- Supreme Court of the United States

Decided May 30, 2024
- Full case name: Thornell v. Jones
- Docket no.: 22-982
- Citations: 602 U.S. 154 (more)

Holding
- The Ninth Circuit interpreted and applied Strickland v. Washington incorrectly. Reversed. Death sentence reinstated.

Court membership
- Chief Justice John Roberts Associate Justices Clarence Thomas · Samuel Alito Sonia Sotomayor · Elena Kagan Neil Gorsuch · Brett Kavanaugh Amy Coney Barrett · Ketanji Brown Jackson

Case opinions
- Majority: Alito, joined by Roberts, Thomas, Gorsuch, Kavanaugh, Barrett
- Dissent: Sotomayor, joined by Kagan
- Dissent: Jackson

= Thornell v. Jones =

Thornell v. Jones, 602 U.S. 154 (2024), was a United States Supreme Court case in which the Court held that the Ninth Circuit Court of Appeals interpreted and applied Strickland v. Washington incorrectly. The Ninth Circuit's decision was reversed, and the death sentence was reinstated.
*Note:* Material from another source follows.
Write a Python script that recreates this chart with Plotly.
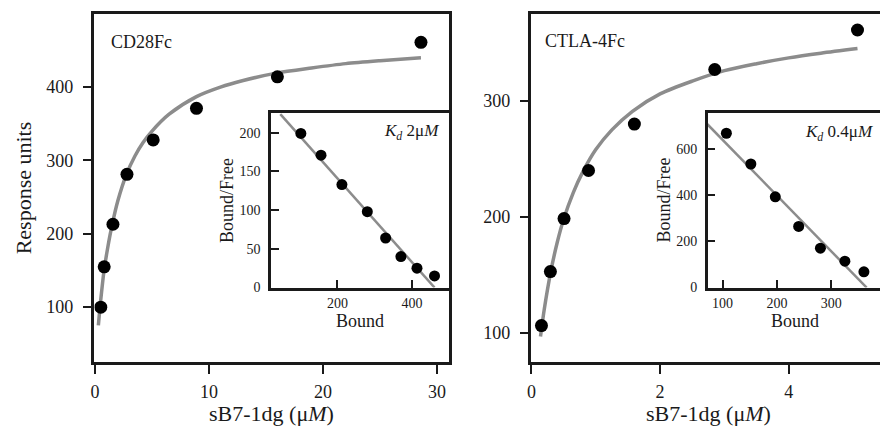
import plotly.graph_objects as go

# ---- data ----
cd28_conc = [0.5, 0.8, 1.57, 2.8, 5.1, 8.9, 16.0, 28.6]
cd28_resp = [100, 155, 213, 281, 328, 371, 414, 461]
cd28_fit_x = [0.29, 0.5, 0.79, 1.1, 1.51, 2.0, 2.73, 3.5, 4.2, 5.0, 6.5, 8.9, 11, 13, 15.9, 19, 22, 25, 28.6]
cd28_fit_y = [75, 110, 150, 180, 213, 245, 280, 306, 324, 340, 363, 387, 400, 409, 419, 426, 432, 436, 440]

cd28_bound = [102, 156, 212, 280, 329, 370, 413, 460]
cd28_bf = [199, 171, 133, 98, 64, 40, 25, 15]
cd28_line_x = [47, 460]
cd28_line_y = [224, 0]

ctla_conc = [0.155, 0.294, 0.506, 0.887, 1.6, 2.85, 5.07]
ctla_resp = [106.5, 153, 198.6, 240, 280, 327, 361]
ctla_fit_x = [0.14, 0.2, 0.3, 0.4, 0.5, 0.65, 0.8, 1.0, 1.25, 1.57, 2.0, 2.5, 3.0, 3.5, 4.0, 4.5, 5.07]
ctla_fit_y = [97, 121, 153, 178, 198, 221, 239, 258, 275, 291, 306, 317, 326, 332, 337, 341, 345]

ctla_bound = [107, 152, 197, 240, 280, 325, 360]
ctla_bf = [667, 534, 392, 264, 170, 114, 68]
ctla_line_x = [72, 365]
ctla_line_y = [706, 0]

W, H = 880, 430
FONT = "Liberation Serif"
INK = "#1a1a1a"
GRAY = "#8c8c8c"

def px(x):
    return x / W

def py(y):
    return 1 - y / H

fig = go.Figure()

fig.add_trace(go.Scatter(x=cd28_fit_x, y=cd28_fit_y, mode="lines", line=dict(color=GRAY, width=3.5, shape="spline", smoothing=0.8),
                         xaxis="x", yaxis="y", showlegend=False))
fig.add_trace(go.Scatter(x=cd28_conc, y=cd28_resp, mode="markers", marker=dict(color="black", size=13),
                         xaxis="x", yaxis="y", showlegend=False))
fig.add_trace(go.Scatter(x=cd28_line_x, y=cd28_line_y, mode="lines", line=dict(color=GRAY, width=2.5),
                         xaxis="x2", yaxis="y2", showlegend=False))
fig.add_trace(go.Scatter(x=cd28_bound, y=cd28_bf, mode="markers", marker=dict(color="black", size=11),
                         xaxis="x2", yaxis="y2", showlegend=False))

fig.add_trace(go.Scatter(x=ctla_fit_x, y=ctla_fit_y, mode="lines", line=dict(color=GRAY, width=3.5, shape="spline", smoothing=0.8),
                         xaxis="x3", yaxis="y3", showlegend=False))
fig.add_trace(go.Scatter(x=ctla_conc, y=ctla_resp, mode="markers", marker=dict(color="black", size=13),
                         xaxis="x3", yaxis="y3", showlegend=False))
fig.add_trace(go.Scatter(x=ctla_line_x, y=ctla_line_y, mode="lines", line=dict(color=GRAY, width=2.5),
                         xaxis="x4", yaxis="y4", showlegend=False))
fig.add_trace(go.Scatter(x=ctla_bound, y=ctla_bf, mode="markers", marker=dict(color="black", size=11),
                         xaxis="x4", yaxis="y4", showlegend=False))

main_tick = dict(showline=True, linecolor=INK, linewidth=2.5, ticks="outside", ticklen=9, tickwidth=2,
                 tickcolor=INK, showgrid=False, zeroline=False,
                 tickfont=dict(family=FONT, size=18, color=INK))
inset_tick = dict(showline=True, linecolor=INK, linewidth=2.5, ticks="inside", ticklen=8, tickwidth=2,
                  tickcolor=INK, showgrid=False, zeroline=False,
                  tickfont=dict(family=FONT, size=14, color=INK))

fig.update_layout(
    width=W, height=H,
    margin=dict(l=0, r=0, t=0, b=0),
    paper_bgcolor="white", plot_bgcolor="white",
    showlegend=False,
    xaxis=dict(domain=[px(90), px(447)], anchor="y", range=[-0.05, 31.1], tickvals=[0, 10, 20, 30],
               mirror=True, ticklabelstandoff=3, **main_tick),
    yaxis=dict(domain=[py(369), py(14)], anchor="x", range=[25, 500], tickvals=[100, 200, 300, 400],
               mirror=True, ticklabelstandoff=6, **main_tick),
    xaxis2=dict(domain=[px(267.5), px(447)], anchor="y2", range=[22, 500], tickvals=[200, 400],
                mirror=True, ticklabelstandoff=1, **inset_tick),
    yaxis2=dict(domain=[py(293), py(115.5)], anchor="x2", range=[0, 225], tickvals=[0, 50, 100, 150, 200],
                mirror=True, ticklabelstandoff=5, **inset_tick),
    xaxis3=dict(domain=[px(529.5), 1.0], anchor="y3", range=[0, 5.42], tickvals=[0, 2, 4],
                mirror=True, ticklabelstandoff=3, **main_tick),
    yaxis3=dict(domain=[py(369), py(14)], anchor="x3", range=[75, 375], tickvals=[100, 200, 300],
                ticklabelstandoff=6, **main_tick),
    xaxis4=dict(domain=[px(706.7), 1.0], anchor="y4", range=[72.6, 389.6], tickvals=[100, 200, 300],
                mirror=True, ticklabelstandoff=1, **inset_tick),
    yaxis4=dict(domain=[py(293), py(115.5)], anchor="x4", range=[0, 753], tickvals=[0, 200, 400, 600],
                ticklabelstandoff=5, **inset_tick),
)

def ann(text, x, y, size, xanchor="center", yanchor="middle", angle=0):
    fig.add_annotation(text=text, x=px(x), y=py(y), xref="paper", yref="paper", showarrow=False,
                       xanchor=xanchor, yanchor=yanchor, textangle=angle,
                       font=dict(family=FONT, size=size, color=INK))

ann("Response units", 19, 191, 22, angle=-90)
ann("sB7-1dg (μ<i>M</i>)", 268.5, 421, 22)
ann("sB7-1dg (μ<i>M</i>)", 707.5, 421, 22)
ann("CD28Fc", 105, 43, 18, xanchor="left")
ann("CTLA-4Fc", 541, 42, 18, xanchor="left")
ann("Bound", 357, 327, 18)
ann("Bound", 795, 327, 18)
ann("Bound/Free", 223, 204, 18, angle=-90)
ann("Bound/Free", 663, 204, 18, angle=-90)
ann("<i>K<sub>d</sub></i> 2μ<i>M</i>", 438, 135, 17, xanchor="right")
ann("<i>K<sub>d</sub></i> 0.4μ<i>M</i>", 875, 136, 17, xanchor="right")

fig.write_html("out.html",
               config={"displayModeBar": False},
               post_script="document.body.style.margin='0';document.body.style.overflow='hidden';")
Alito said that the Ninth Circuit's characterizations of the mitigating and aggravating factors were misleading, emphasizing the former and downplaying the latter inappropriately.

In dissent, Sotomayor agreed that the Ninth Circuit had "all but ignored" the aggravating factors, but she thought the Ninth Circuit was in a better position to decide this matter than the Supreme Court.